HAKLI DA OLSAN DİLİNE DİKKAT ET!
Gelelim hafta içi kaleme aldığım bir diğer konuya. DEİK konsey seçimlerinde iki sandıkta (Finlandiya ve Gürcistan) sıkıntı yaşandığını artardık. Bu kulisi yazarken şahıslara değinmeden hadiseyi iş dünyasındaki kutuplaşma çerçevesinde ele aldık. İddialar gerçek veya değil buna ilişkin bir yargıda dahi bulunmadan iddialar sonucu oluşan somut durumu sizlere yansıttık. Buna karşın DEİK Türkiye - Gürcistan İş Konseyi'ne Başkan seçilen ancak Seçim Kurulu tarafından daha sonra yeterli görülmediği için yerine başka isim atanan iş insanı sosyal medyadan bizlere ağır ithamlarda bulundu. Böylesine ucuz bir dil kullanan birinin zaten o konseyde başkan olmasını Ekonomi Gazetecileri Derneği Yönetim Kurulu Başkanı olarak bendeniz de yadırgardım. Açıkçası bugüne kadar DEİK ile ilgili birçok haber kaleme aldık. Bunlardan bazıları hoş olmayan hadiseleri içeriyordu. Ancak ne DEİK üyelerinden ne de Sayın Başkan Nail Olpak'tan tek bir kötü kelime duymadık. Elbette eleştirdikleri, hatalı bir unsur varsa bize ileterek hatamızı düzeltmemizi sağladıkları zamanlar oldu. Bu anlamda ben de Olpak nezdinde DEİK'e her daim müteşekkirim. Kurumun vizyonu ve kalitesi her geçen dönem bir adım ileri gidiyor.
ASKON'UN HAKKI ASKON'A
Gelelim konsey seçimlerine ilişkin yazıma orada ASKON'un agresif bir tavır sergilediği iddialarına da değindik. Ancak bunun doğru olmadığını bizzat ASKON tarafından görüştüğümüz kaynaklar aktardılar. Buna ilişkin de ASKON Başkanı Orhan Aydın'ın X hesabından paylaştığı bilgiye işaret ederek, konfederasyon üyesi iş insanlarının sadece 10 konseyde başkanlık kazandığını not ettiler ve eklediler: "150'den fazla konsey var.
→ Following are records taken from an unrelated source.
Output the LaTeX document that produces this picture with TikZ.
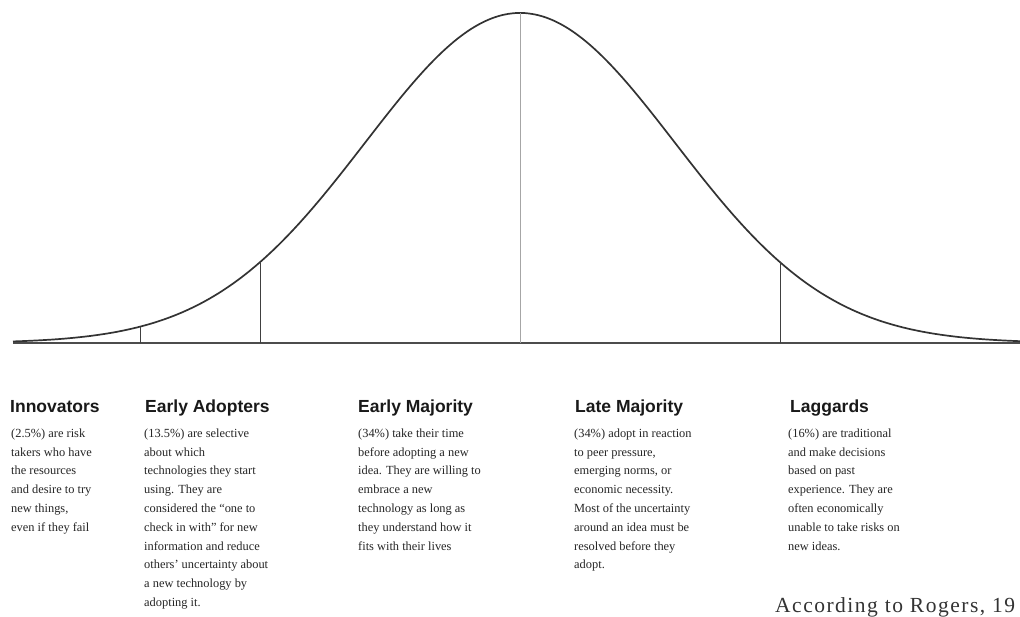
\documentclass[tikz,border=0pt]{standalone}
\usepackage{fontspec}
\setmainfont{Liberation Serif}
\newfontfamily\headfont{Liberation Sans}
\newfontfamily\citefont[LetterSpace=7]{Liberation Serif}
\begin{document}
\begin{tikzpicture}[x=1pt,y=-1pt,
  curve/.style={line width=1.7pt, draw=black!80},
  axisline/.style={line width=2pt, draw=black!70},
  divider/.style={line width=1pt, draw=black!75},
  centerline/.style={line width=1pt, draw=black!35},
  head/.style={font=\headfont\bfseries\fontsize{17.5}{20}\selectfont, anchor=base west, inner sep=0pt, text=black!90},
  body/.style={font=\fontsize{12.4}{18.8}\selectfont, anchor=north west, inner sep=0pt, align=left, text=black!85},
  cite/.style={font=\citefont\fontsize{21.5}{24}\selectfont, anchor=base west, inner sep=0pt, text=black!80}
]
\useasboundingbox (0,0) rectangle (1020,616);
\clip (0,0) rectangle (1020,616);
\fill[white] (0,0) rectangle (1020,616);

% baseline
\coordinate (axL) at (13,343);
\coordinate (axR) at (1020,343);
\draw[axisline] (axL) -- (axR);

% bell curve
\draw[curve] plot[domain=13:1020, samples=300, smooth] (\x, {343 - 330*exp(-0.5*((\x-520)/155)^2)});

% dividers
\coordinate (b1) at (140,343); \coordinate (t1) at (140,{343 - 330*exp(-0.5*((140-520)/155)^2)});
\coordinate (b2) at (260,343); \coordinate (t2) at (260,{343 - 330*exp(-0.5*((260-520)/155)^2)});
\coordinate (b3) at (520,343); \coordinate (t3) at (520,13);
\coordinate (b4) at (780,343); \coordinate (t4) at (780,{343 - 330*exp(-0.5*((780-520)/155)^2)});
\draw[divider] (b1) -- (t1);
\draw[divider] (b2) -- (t2);
\draw[centerline] (b3) -- (t3);
\draw[divider] (b4) -- (t4);

% headings
\node[head] (h1) at (10,412) {Innovators};
\node[head] (h2) at (145,412) {Early Adopters};
\node[head] (h3) at (358,412) {Early Majority};
\node[head] (h4) at (575,412) {Late Majority};
\node[head] (h5) at (790,412) {Laggards};

% bodies
\node[body] (p1) at (11,424) {\strut(2.5\%) are risk\\takers who have\\the resources\\and desire to try\\new things,\\even if they fail};
\node[body] (p2) at (144,424) {\strut(13.5\%) are selective\\about which\\technologies they start\\using. They are\\considered the “one to\\check in with” for new\\information and reduce\\others’ uncertainty about\\a new technology by\\adopting it.};
\node[body] (p3) at (358,424) {\strut(34\%) take their time\\before adopting a new\\idea. They are willing to\\embrace a new\\technology as long as\\they understand how it\\fits with their lives};
\node[body] (p4) at (574,424) {\strut(34\%) adopt in reaction\\to peer pressure,\\emerging norms, or\\economic necessity.\\Most of the uncertainty\\around an idea must be\\resolved before they\\adopt.};
\node[body] (p5) at (788,424) {\strut(16\%) are traditional\\and make decisions\\based on past\\experience. They are\\often economically\\unable to take risks on\\new ideas.};

% citation
\node[cite] (c) at (775,612) {According to Rogers, 19};
\end{tikzpicture}
\end{document}
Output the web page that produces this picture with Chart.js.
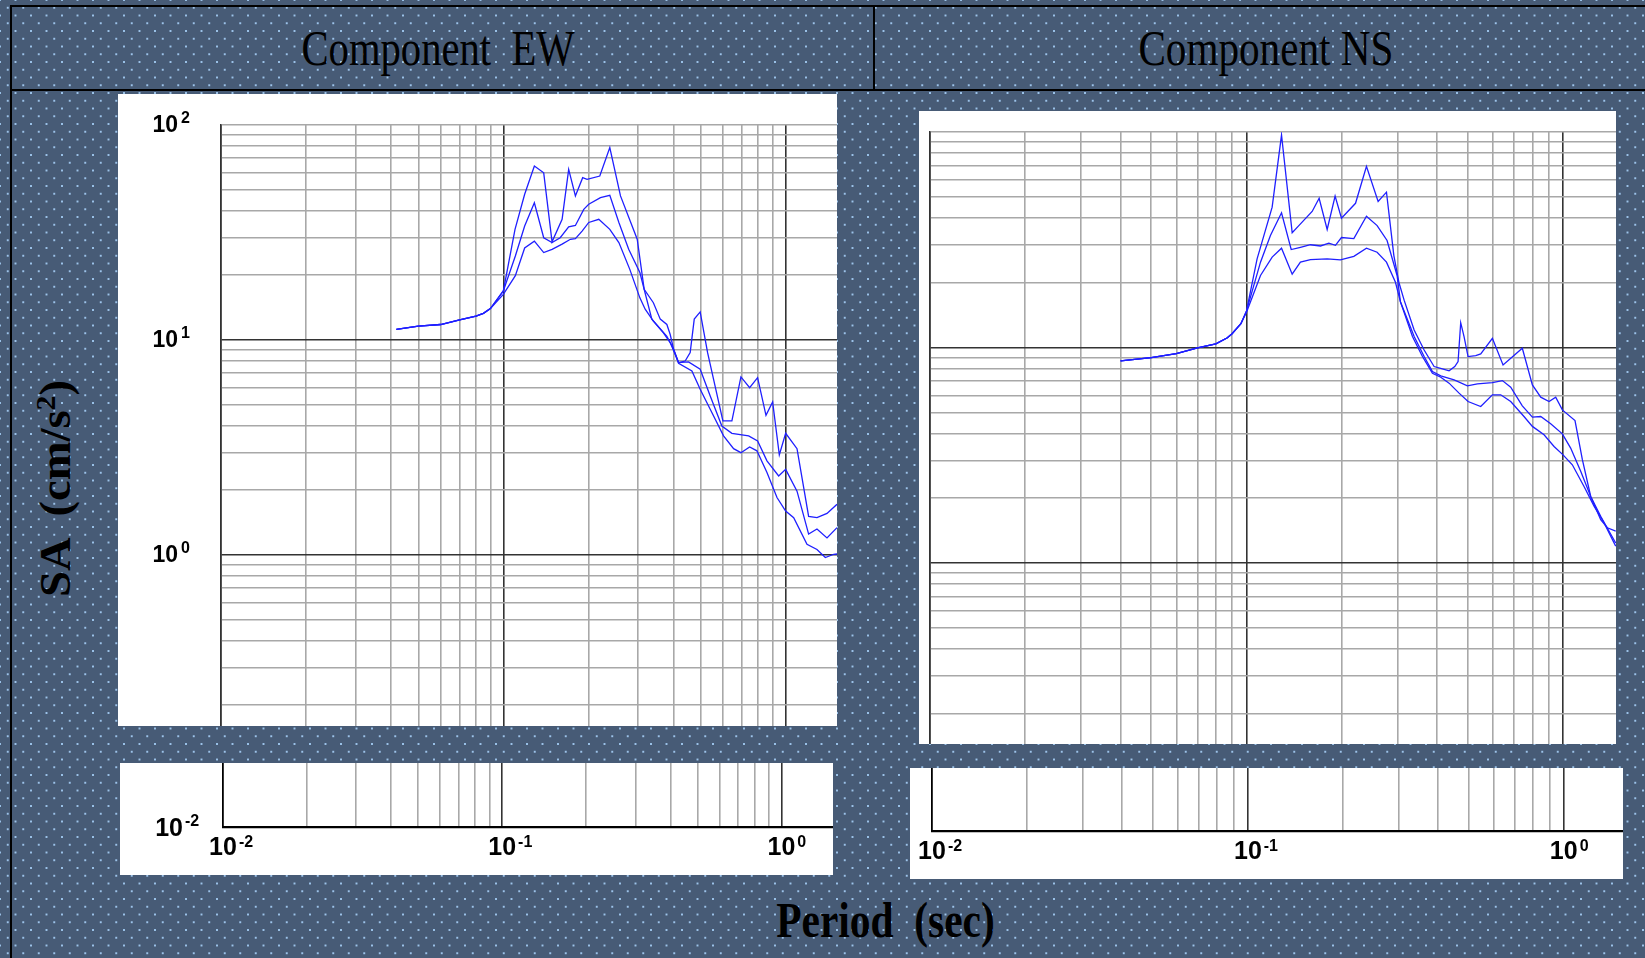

Biz sadece 13'ünde yönetim için yarıştık. 10 konseyde kazandık. 2 konseyde kazanan adayların evrakları seçim öncesinde kabul edildiği halde sonradan iptal edildi. Dört konseyde evrak eksikliği yüzünden adaylık reddedildi. Bir konseyde yarışı kaybettik. Beş konseyde ise diğer adayın daha yetkin olması nedeniyle yarıştan çekildik. Birçok konseye ortak liste ile girdik. Birçoğunda yetkin adayları destekledik. Kaldı ki bu başkanlar ile DEİK yönetimi çalışacak. Onların olurunu da öncesinde aldık. Bazı ülke sandıklarında uzlaşıdan taraf olarak adayımızı çektik. Bize yönelik eleştiriler haksız. Kol kırılır yen içinde kalır. DEİK, Ticaret Bakanlığımıza bağlı bir kurum. Devletimizin güzide bir kurumuna yönelik olumsuz bir durum içinde asla olmayız."
Gelişmeler böyle. Diğer yandan DEİK Seçim Kurulunun önce yeterlilik verip sonradan "Yetersizdir" diyerek başkan seçilen adayları kabul etmediği Finlandiya ve Gürcistan konsey seçimlerine ilişkin süreci takip ettiğimizi de not edelim.